Almost inevitably, in 1973 two sculptures were mistaken for scrap metal and towed away from outside a gallery warehouse in Chicago.
Chamberlain discovered that scrap metal could be used as a material for sculpture in 1957. His first work was called Shortstop and was made out of two fenders repeatedly run over by a truck.
"It was like, God, I finally found an art supply, and it was so cheap it just made you laugh," he later said. "I think of my art materials not as junk but as garbage. Manure, actually: it goes from being the waste material of one being to the life-source of another."
Brought up in Chicago, Chamberlain moved to New York in the 1950s and developed a hard-drinking reputation in the bohemian Greenwich Village.
He was once arrested after brawling with a policeman, and later joked to a journalist: "I once had a drink with Billie Holiday, and I smoked a joint with Louis Armstrong. Those are my real claims to fame."
Chamberlain bridged the worlds of pop art, minimalism and abstract expressionism. Some critics were perturbed by the apparent randomness of his work, with one, Peter Schjeldahl, concluding that "the mangle is the message".

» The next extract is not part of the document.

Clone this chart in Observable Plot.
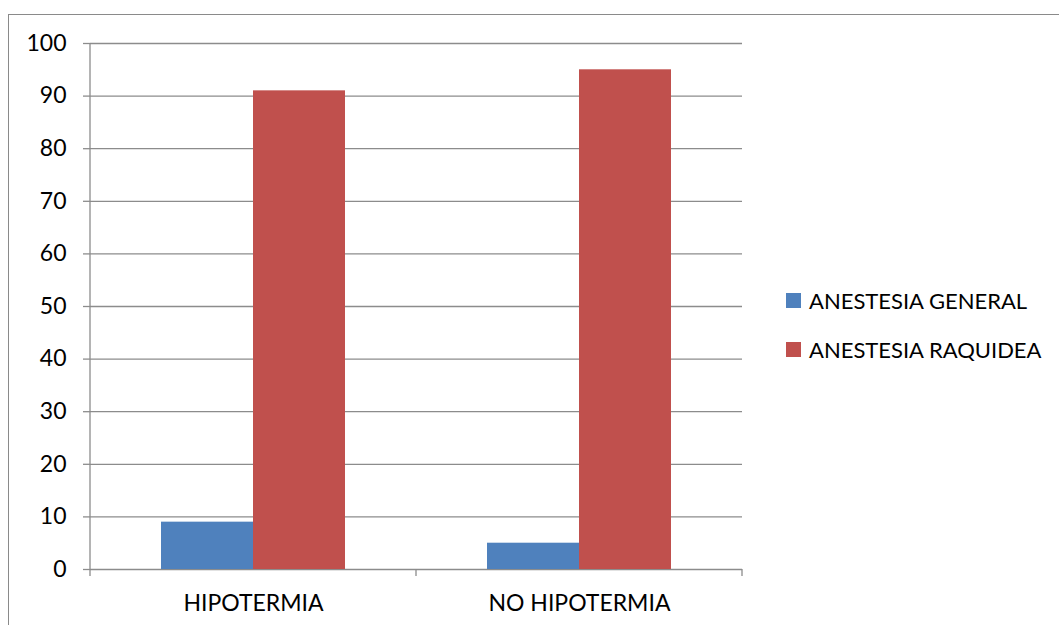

By the late 60s, Chamberlain had become frustrated with the way he was so closely associated with car parts. He started making sculptures out of urethane foam, some of which took the form of sofas, one version of which was put into production in Italy.
He experimented with large-format photography and in 1968 made a cult film, The Secret Life of Hernando Cortez, which starred Andy Warhol acolytes Taylor Mead and Ultra Violet and boasted, according to the All Movie Guide, "gymnastic sexual liaisons in a variety of places, including trees".
His work was less popular in Europe, where the mythology of the car has less resonance – though he rejected interpretations of his work as examining American consumerism or desire for freedom.
Nevertheless, it clearly prefigures the work of later artists who made art out of parts of cars, from the French artist César to Richard Prince. A retrospective of Chamberlain's work, which the artist helped put together, will show at the Guggenheim museum in New York in February, also the venue of his first retrospective in 1971. The gallery said it was saddened by the news of his death.